Despite a report we covered earlier today from Gartner, Beaming — the business Internet Service Provider — says Brexit is stalling billions of pounds worth of IT projects in the UK.
Businesses in the UK have hit the pause button on more than £27 billion worth of IT, digital and technology projects as they wait on the outcome of Brexit, according to Beaming’s research.
Compiled during the week MPs (overwhelmingly) rejected Theresa May’s Brexit deal, the research indicates that almost a third (31%) of companies in the UK — some 1.7 million businesses nationwide — have put IT initiatives on hold due to Brexit uncertainty.
Around half (53%) of small and medium sized businesses in the UK and more than two thirds (77%) of larger organisations have put at least one IT project on hold pending the outcome of Brexit, according to Beaming. And, 29% of micro businesses have also pressed the pause button on IT initiatives.
As Brexit advances what impact will it have on UK tech?
Tech companies feeling the strain
Technology companies were the most likely to have paused projects due to Brexit, with 81% of firms in the industry saying they had put investments on hold. Other sectors with significant numbers of paused projects include financial services (68%), education (64%), construction (60%) and manufacturing (57%).
Sonia Blizzard, managing director of Beaming, comments: “Regardless of the rights and wrongs of Brexit, it has become clear that the political stalemate in Westminster is creating uncertainty and affecting investment. Whatever happens, businesses need to communicate and ensure systems are resilient, and we are seeing spending to improve essentials such as connectivity and cyber security.”
UK tech sector responds to the escalating prospect of a no-deal Brexit
Technology CEOs reveal how they are beating the Brexit uncertainty
1. Senseye: focusing on export markets
Senseye is a predictive maintenance solutions provider based in Southampton. Its self-learning algorithms are used by industrial organisations to automate analysis of machine condition and prioritise maintenance activities.
The VC-backed business has grown from 30 to 50 people over the last year and signed contracts with several large manufacturers around the world. It believes that adoption of its pioneering technologies in the UK has been affected by Brexit.
Simon Kampa, founder and CEO of Senseye, said: “Although the returns that can be achieved using our technology are proven, adoption in the UK has undoubtedly been affected by Brexit.
“We’re talking to several major manufacturers here that would like to trial Senseye but are unwilling to commit to new innovation projects without more certainty around their European supply chains and export outlook.
“We are growing despite this, in part by focusing on export markets, both in Europe and further afield. If they don’t get that certainty there is a real danger that global manufacturers will opt to invest more in their factories located outside of the UK.”
Reverse Brexit? What are the implications for UK tech?
2. Surface Generation: improving efficiencies and focusing overseas
Based in Rutland, Surface Generation is a privately-owned business providing advanced carbon fibre processing technologies to some of the world’s largest automotive, aerospace and consumer electronics manufacturers. The company employs 30 people, primarily in the UK, and also at its facilities in North America and Asia.

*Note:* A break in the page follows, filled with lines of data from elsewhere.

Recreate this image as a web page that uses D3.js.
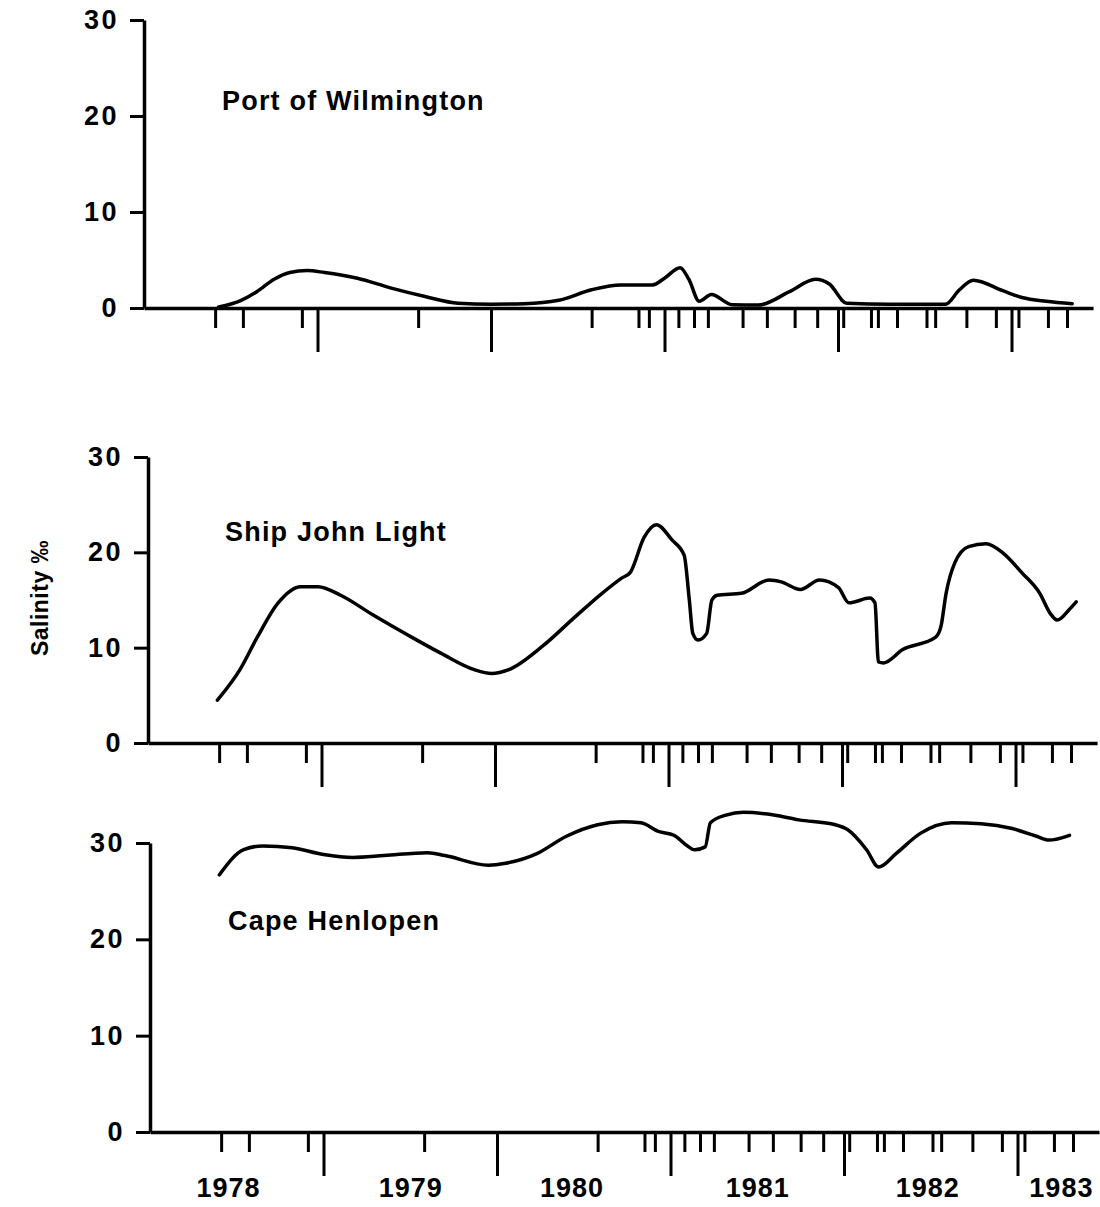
<!DOCTYPE html>
<html>
<head>
<meta charset="utf-8">
<script src="https://cdn.jsdelivr.net/npm/d3@7"></script>
<style>
  body { margin: 0; background: #fff; }
  svg text { font-family: "Liberation Sans", Arial, Helvetica, sans-serif; font-weight: bold; fill: #000; }
</style>
</head>
<body>
<div id="chart"></div>
<script>
// salinity (per mil), [decimal year, value]
const wilmington = [
  [1978.43, 0.1], [1978.56, 0.8], [1978.65, 1.7], [1978.75, 3.0], [1978.84, 3.7],
  [1978.94, 3.9], [1979.04, 3.7], [1979.23, 3.1], [1979.42, 2.1], [1979.62, 1.2],
  [1979.81, 0.5], [1980.00, 0.4], [1980.19, 0.45], [1980.39, 0.8], [1980.58, 1.9],
  [1980.75, 2.4], [1980.93, 2.4], [1981.00, 3.1], [1981.09, 4.2], [1981.14, 3.0],
  [1981.20, 0.7], [1981.27, 1.4], [1981.39, 0.35], [1981.54, 0.3], [1981.72, 1.7],
  [1981.87, 3.0], [1981.95, 2.5], [1982.05, 0.5], [1982.30, 0.4], [1982.62, 0.4],
  [1982.70, 1.9], [1982.78, 2.9], [1982.95, 1.8], [1983.06, 1.1], [1983.20, 0.7],
  [1983.35, 0.45]
];

const shipJohn = [
  [1978.40, 4.5], [1978.53, 7.7], [1978.63, 11.1], [1978.75, 14.7], [1978.88, 16.4],
  [1978.98, 16.4], [1979.11, 15.5], [1979.30, 13.4], [1979.50, 11.3], [1979.69, 9.4],
  [1979.88, 7.7], [1979.98, 7.3], [1980.08, 7.7], [1980.27, 10.1], [1980.46, 13.2],
  [1980.61, 15.6], [1980.73, 17.3], [1980.78, 17.9], [1980.86, 21.6], [1980.93, 22.9],
  [1981.02, 21.3], [1981.09, 19.7], [1981.12, 15.0], [1981.14, 11.5], [1981.17, 10.8],
  [1981.22, 11.5], [1981.25, 15.0], [1981.28, 15.5], [1981.42, 15.7], [1981.58, 17.1],
  [1981.65, 16.9], [1981.76, 16.1], [1981.87, 17.1], [1981.98, 16.3], [1982.04, 14.7],
  [1982.16, 15.2], [1982.19, 14.7], [1982.21, 8.5], [1982.24, 8.4], [1982.35, 9.8],
  [1982.54, 11.1], [1982.57, 12.2], [1982.60, 15.7], [1982.65, 18.9], [1982.73, 20.6],
  [1982.83, 20.9], [1982.93, 19.9], [1983.04, 17.8], [1983.14, 15.7], [1983.20, 13.6],
  [1983.24, 12.9], [1983.31, 14.0], [1983.35, 14.8]
];

const capeHenlopen = [
  [1978.40, 26.7], [1978.54, 29.3], [1978.65, 29.7], [1978.82, 29.5], [1979.00, 28.8],
  [1979.17, 28.5], [1979.35, 28.7], [1979.60, 29.0], [1979.70, 28.7], [1979.95, 27.7],
  [1980.05, 27.9], [1980.23, 28.9], [1980.40, 30.7], [1980.58, 31.9], [1980.72, 32.2],
  [1980.83, 32.1], [1980.93, 31.2], [1981.02, 30.8], [1981.09, 29.8], [1981.14, 29.3],
  [1981.20, 29.6], [1981.23, 32.1], [1981.32, 32.9], [1981.42, 33.2], [1981.56, 33.0],
  [1981.74, 32.4], [1981.95, 31.9], [1982.02, 31.4], [1982.13, 29.3], [1982.20, 27.5],
  [1982.30, 28.9], [1982.44, 31.0], [1982.62, 32.1], [1982.79, 32.0], [1982.97, 31.5],
  [1983.11, 30.7], [1983.18, 30.3], [1983.30, 30.8]
];

// sampling dates (short ticks) and year boundaries (long ticks)
const sampleDates = [
  1978.41, 1978.57, 1978.91, 1979.58, 1980.58, 1980.85, 1980.91, 1981.08, 1981.17,
  1981.25, 1981.45, 1981.59, 1981.75, 1981.88, 1982.03, 1982.19, 1982.23, 1982.34,
  1982.51, 1982.56, 1982.74, 1982.91, 1983.04, 1983.21, 1983.32
];
const yearBreaks = [1979, 1980, 1981, 1982, 1983];
const yearLabels = ["1978", "1979", "1980", "1981", "1982", "1983"];
const yearLabelPos = [1978.45, 1979.5, 1980.43, 1981.5, 1982.48, 1983.25];
const salinityTicks = [0, 10, 20, 30];

const stations = ["Port of Wilmington", "Ship John Light", "Cape Henlopen"];
const stationData = [wilmington, shipJohn, capeHenlopen];

// panel placement on the page
const panels = [
  { left: 144, top: 20, bottom: 308, titleX: 222, titleY: 110 },
  { left: 148, top: 457, bottom: 743, titleX: 225, titleY: 541 },
  { left: 150, top: 843, bottom: 1132, titleX: 228, titleY: 930 }
];

const W = 1100, H = 1207;
const pxPerYear = 173.5;
const x = d3.scaleLinear()
  .domain([1978, 1983.47])
  .range([0, pxPerYear * 5.47]);

const svg = d3.select("#chart").append("svg")
  .attr("width", W)
  .attr("height", H);

svg.append("rect").attr("width", W).attr("height", H).attr("fill", "#fff");

panels.forEach((p, i) => {
  const y = d3.scaleLinear()
    .domain([0, 30])
    .range([p.bottom - p.top, 0]);

  const g = svg.append("g")
    .attr("transform", `translate(${p.left},${p.top})`);

  // y axis
  const ya = g.append("g")
    .call(d3.axisLeft(y).tickValues(salinityTicks).tickSize(14).tickPadding(11).tickSizeOuter(0));
  ya.select(".domain").attr("stroke-width", 3.5);
  ya.selectAll(".tick line").attr("stroke-width", 3);
  ya.selectAll(".tick text")
    .style("font-size", "27px")
    .style("letter-spacing", "2.5px");

  // sampling ticks with the baseline
  const xa = g.append("g")
    .attr("transform", `translate(0,${y(0)})`)
    .call(d3.axisBottom(x).tickValues(sampleDates).tickSize(20).tickFormat("").tickSizeOuter(0));
  xa.select(".domain").attr("stroke-width", 3.5);
  xa.selectAll(".tick line").attr("stroke-width", 3);

  // year boundary ticks
  const yb = g.append("g")
    .attr("transform", `translate(0,${y(0)})`)
    .call(d3.axisBottom(x).tickValues(yearBreaks).tickSize(44).tickFormat(""));
  yb.select(".domain").remove();
  yb.selectAll(".tick line").attr("stroke-width", 3);

  // salinity curve
  const line = d3.line()
    .x(d => x(d[0]))
    .y(d => y(d[1]))
    .curve(d3.curveMonotoneX);

  g.append("path")
    .datum(stationData[i])
    .attr("fill", "none")
    .attr("stroke", "#000")
    .attr("stroke-width", 3.5)
    .attr("stroke-linejoin", "round")
    .attr("stroke-linecap", "round")
    .attr("d", line);

  svg.append("text")
    .attr("x", p.titleX)
    .attr("y", p.titleY)
    .style("font-size", "27px")
    .style("letter-spacing", "1.2px")
    .text(stations[i]);

  // year labels under the last panel only
  if (i === panels.length - 1) {
    const yl = g.append("g")
      .attr("transform", `translate(0,${y(0)})`)
      .call(d3.axisBottom(x).tickValues(yearLabelPos).tickSize(0).tickPadding(46)
        .tickFormat((d, k) => yearLabels[k]));
    yl.select(".domain").remove();
    yl.selectAll(".tick text")
      .style("font-size", "27px")
      .style("letter-spacing", "1px");
  }
});

svg.append("text")
  .attr("transform", "translate(48,598) rotate(-90)")
  .attr("text-anchor", "middle")
  .style("font-size", "23px")
  .style("letter-spacing", "0.5px")
  .text("Salinity ‰");
</script>
</body>
</html>
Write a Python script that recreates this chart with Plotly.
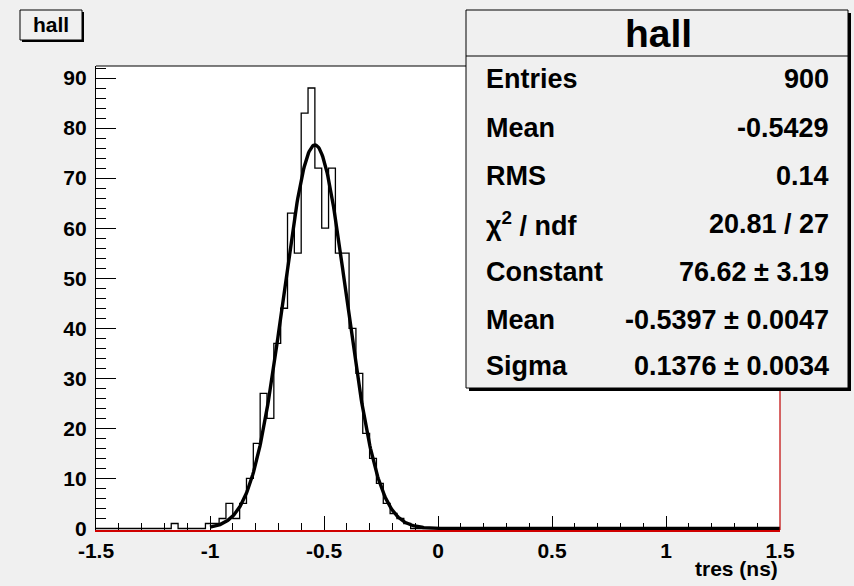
import numpy as np
import plotly.graph_objects as go

# ---- histogram "hall": 100 bins on [-1.5, 1.5] ----
x_min, x_max, n_bins = -1.5, 1.5, 100
bin_counts = [
    0, 0, 0, 0, 0, 0, 0, 0, 0, 0,
    0, 1, 0, 0, 0, 0, 1, 1, 2, 5,
    2, 5, 10, 17, 27, 22, 37, 44, 63, 55,
    83, 88, 72, 60, 72, 55, 55, 40, 31, 19,
    14, 9, 5, 3, 2, 1, 0, 0, 0, 0,
    0, 0, 0, 0, 0, 0, 0, 0, 0, 0,
    0, 0, 0, 0, 0, 0, 0, 0, 0, 0,
    0, 0, 0, 0, 0, 0, 0, 0, 0, 0,
    0, 0, 0, 0, 0, 0, 0, 0, 0, 0,
    0, 0, 0, 0, 0, 0, 0, 0, 0, 0,
]

# ---- gaus fit result ----
fit_constant = 76.62
fit_mean = -0.5397
fit_sigma = 0.1376
fit_range = (-1.0, 1.5)

# ---- statistics box ----
stat_labels = ["Entries", "Mean", "RMS", "\u03c7<sup>2</sup> / ndf", "Constant", "Mean", "Sigma"]
stat_values = ["900", "-0.5429", "0.14", "20.81 / 27",
               "76.62 \u00b1 3.19", "-0.5397 \u00b1 0.0047", "0.1376 \u00b1 0.0034"]

x_tick_vals = [-1.5, -1.0, -0.5, 0.0, 0.5, 1.0, 1.5]
x_tick_text = ["-1.5", "-1", "-0.5", "0", "0.5", "1", "1.5"]
y_tick_vals = [0, 10, 20, 30, 40, 50, 60, 70, 80, 90]
y_tick_text = ["0", "10", "20", "30", "40", "50", "60", "70", "80", "90"]
x_title = "tres (ns)"
hist_name = "hall"

# ---- canvas geometry (pixels) ----
W, H = 854, 586
L, R, T, B = 96, 780, 66, 530


def px(xp):
    return (xp - L) / (R - L)


def py(yp):
    return (B - yp) / (B - T)


FONT = "Liberation Sans"

edges = np.linspace(x_min, x_max, n_bins + 1)
step_y = list(bin_counts) + [bin_counts[-1]]
y_max = 1.05 * max(bin_counts)
# tiny headroom below zero so lines lying on the baseline are not cut in half
y_floor = -0.3

xf = np.linspace(fit_range[0], fit_range[1], 800)
yf = fit_constant * np.exp(-0.5 * ((xf - fit_mean) / fit_sigma) ** 2)

fig = go.Figure()
fig.add_trace(go.Scatter(x=edges, y=step_y, mode="lines", line_shape="hv",
                         line=dict(color="black", width=1.3), hoverinfo="skip"))
fig.add_trace(go.Scatter(x=xf, y=yf, mode="lines",
                         line=dict(color="black", width=3.4), hoverinfo="skip"))

fig.update_layout(
    width=W, height=H,
    margin=dict(l=L, r=W - R, t=T, b=H - B, pad=0),
    paper_bgcolor="#f0f0f0", plot_bgcolor="white",
    showlegend=False,
)

fig.update_xaxes(
    range=[x_min, x_max], tickmode="array", tickvals=x_tick_vals, ticktext=x_tick_text,
    ticks="inside", ticklen=14, tickwidth=1, tickcolor="black",
    minor=dict(tick0=x_min, dtick=0.1, ticks="inside", ticklen=7, tickcolor="black", tickwidth=1),
    showgrid=False, zeroline=False,
    showline=True, linecolor="#d00000", linewidth=2,
    tickfont=dict(family=FONT, size=21, color="black", weight="bold"),
    ticklabelstandoff=1, layer="below traces",
)
fig.update_yaxes(
    range=[y_floor, y_max], tickmode="array", tickvals=y_tick_vals, ticktext=y_tick_text,
    ticks="inside", ticklen=20, tickwidth=1, tickcolor="black",
    minor=dict(tick0=0, dtick=2, ticks="inside", ticklen=10, tickcolor="black", tickwidth=1),
    showgrid=False, zeroline=False,
    showline=True, linecolor="black", linewidth=1.2,
    tickfont=dict(family=FONT, size=21, color="black", weight="bold"),
    ticklabelstandoff=4, layer="below traces",
)

shapes = []
# frame: top edge black, right edge red
shapes.append(dict(type="line", xref="paper", yref="paper", x0=0, x1=1, y0=1, y1=1,
                   line=dict(color="black", width=1.2)))
shapes.append(dict(type="line", xref="paper", yref="paper", x0=1, x1=1, y0=0, y1=1,
                   line=dict(color="#c00000", width=1.2)))

# title pave with shadow
shapes.append(dict(type="rect", xref="paper", yref="paper",
                   x0=px(22), x1=px(84), y0=py(42), y1=py(12),
                   fillcolor="black", line=dict(width=0)))
shapes.append(dict(type="rect", xref="paper", yref="paper",
                   x0=px(20), x1=px(82), y0=py(40), y1=py(10),
                   fillcolor="#f0f0f0", line=dict(color="black", width=1)))

# stats pave with shadow
sx0, sx1, sy0, sy1 = 466, 848, 10, 388
shapes.append(dict(type="rect", xref="paper", yref="paper",
                   x0=px(sx0 + 3), x1=px(sx1 + 3), y0=py(sy1 + 3), y1=py(sy0 + 3),
                   fillcolor="black", line=dict(width=0)))
shapes.append(dict(type="rect", xref="paper", yref="paper",
                   x0=px(sx0), x1=px(sx1), y0=py(sy1), y1=py(sy0),
                   fillcolor="#f0f0f0", line=dict(color="black", width=1)))
shapes.append(dict(type="line", xref="paper", yref="paper",
                   x0=px(sx0), x1=px(sx1), y0=py(56), y1=py(56),
                   line=dict(color="black", width=1)))
fig.update_layout(shapes=shapes)

ann = []
ann.append(dict(text=f"<b>{hist_name}</b>", x=px(51), y=py(25), xref="paper", yref="paper",
                xanchor="center", yanchor="middle", showarrow=False,
                font=dict(family=FONT, size=21, color="black")))
ann.append(dict(text=f"<b>{hist_name}</b>", x=px(658), y=py(33), xref="paper", yref="paper",
                xanchor="center", yanchor="middle", showarrow=False,
                font=dict(family=FONT, size=39, color="black")))
row_y = [79, 128, 176, 224, 272, 320, 366]
for lab, val, yy in zip(stat_labels, stat_values, row_y):
    ann.append(dict(text=f"<b>{lab}</b>", x=px(484), y=py(yy), xref="paper", yref="paper",
                    xanchor="left", yanchor="middle", showarrow=False,
                    font=dict(family=FONT, size=27, color="black")))
    ann.append(dict(text=f"<b>{val}</b>", x=px(831), y=py(yy), xref="paper", yref="paper",
                    xanchor="right", yanchor="middle", showarrow=False,
                    font=dict(family=FONT, size=27, color="black")))
ann.append(dict(text=f"<b>{x_title}</b>", x=1, y=py(568), xref="paper", yref="paper",
                xanchor="right", yanchor="middle", showarrow=False,
                font=dict(family=FONT, size=21, color="black")))
fig.update_layout(annotations=ann)

fig.write_html("out.html")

Surface Generation has increased the amount of work it does with manufacturers overseas since the Brexit referendum, partly due to the lower value of the pound. Some of its customers in the UK, however, are spending less with the company due to reductions in innovation budgets.
Ben Halford, chief executive at Surface Generation, comments: “Uncertainty around Brexit has been a double edged sword for Surface Generation. The dip in the value of the pound following the referendum worked in our favour, making the cost of our technologies more competitive overseas, and we are doing more work in North America and Asia than we might have done otherwise.
“In the UK, however, Brexit uncertainty has had a big impact on how much our customers are spending on innovation. That has impacted on the amount of work we are doing here and our headcount has remained fairly static over the last couple of years as a result.
“We help our customers be more efficient and we’ve focused hard on becoming more efficient and more productive ourselves, so we can take on the extra work coming in from overseas without overcommitting on headcount. I’m pretty calm about the whole Brexit process, we’ll adjust to whatever comes our way, but we are very much in wait and see mode at the moment.”